I turn the radio back on and pace down the hall. “Heading out now. Going to need a distraction because the guard’s back outside.”
“No, he’s not.” Lachlan’s sharp voice cuts down the line seconds before I hear footsteps coming back this way. Adrenaline spikes and I dive to the right, ducking inside the nearest room and pressing the door closed as quietly as possible.
“Fucking phone,” the guard grumbles on his way past, back to the bathroom.
My heart patters against my ribs.
“Are you out?” Lachlan asks.
I look around the room, taking in the large MRI machine in the center.
“Not exactly.” I have a feeling I’ve just chosen the only room in this entire clinic without a window.
I push off the door in frustration only to send a trolley crashing to the floor.
I stare at the medical trolley. “Well, that’s not good. ”
“Hello?” The guard’s voice is just outside the door. “Anybody there?”

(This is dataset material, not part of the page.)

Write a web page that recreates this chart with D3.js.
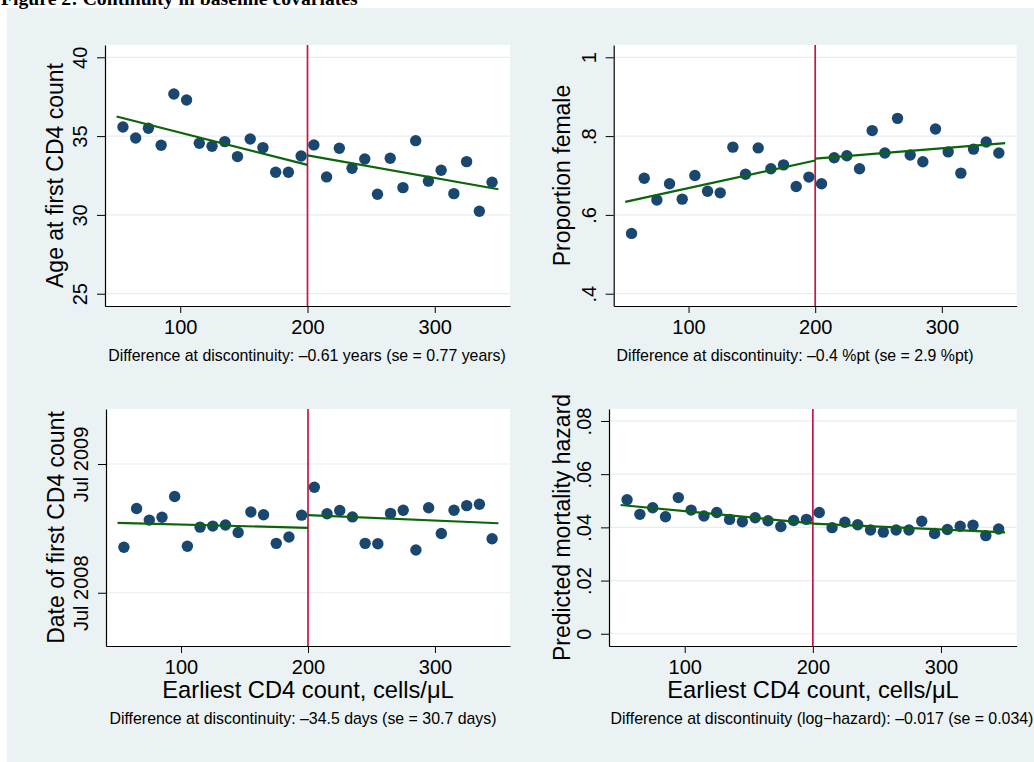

My gaze skates over the room, landing on the MRI machine, which would be a great idea if I wasn’t claustrophobic as fuck because Lachlan decided to lock me in a closet one day when we were kids.
The door handle jiggles and I tear myself away, gritting my teeth and slipping inside the tiny ass tunnel of the MRI machine just as the door opens.
Sweat pricks above my lip, the white surface of the tunnel inches from my nose. Fear is usually a muted emotion for me. I know it’s there, but it doesn’t bother me. Unless I’m in a confined space. Someone tell me why these machines have to be so damn small.
I can’t see anything from this angle, but heavy footsteps track around the room.
I close my eyes and try to focus on breathing. I picture Hazel scowling up at me, her anger far too adorable to be threatening. I try to remember how it feels when she laughs, how I get this feeling in my chest like maybe I could smile forever. God, I want that feeling back.
The guard stops. I know without looking that he’s close and I’m relying on shadows and luck to keep me hidden right now.
I hold my breath. Tell myself I’m not being buried alive.
I have killed people with my bare hands, I will not die in an MRI machine.
That is, as long as it doesn’t turn on and rip the metal watch straight through my wrist.
A radio crackles and my eyes flick open. I think for one second it’s mine but then a voice with a heavy accent comes through. “You back out front Mac?”
The guard moves away. “Be there in a second, thought I heard something. Damn creepy half-built building.” His voice fades and finally the fucking door closes behind him.
I shuffle out of the tunnel and decide I’m going to spend the rest of the night watching Hazel sleep because I deserve an award for that shit. Stupid small spaces.
Hiding inside the MRI makes the rest of my escape feel like child’s play.
I go into the next room with a window and climb out into the parking lot.
The guard hasn’t made it back outside yet so all I have to do is stroll across the street, dropping the keys to the clinic where the van was parked.
The builder will probably find them tomorrow and assume they fell out of his pocket.
I slip into Lachlan’s Mercedes and take off my cap.
“You look like shit.”
I flip him the bird.
“You find anything?”
I take the papers I swiped from the file out of my pocket and hand them to him. “B&E brothers for life.”
He rolls his eyes, but his jaw tightens when he unfolds the paper with Hope’s medical records. “Why do they have this? How do they have this?”
“I don’t know. But I’ve got some names for you to look into as well. Hope wasn’t the only woman in that file.” I don’t know what the fuck Project Zeus is, but no one names anything good after a god who rapes people.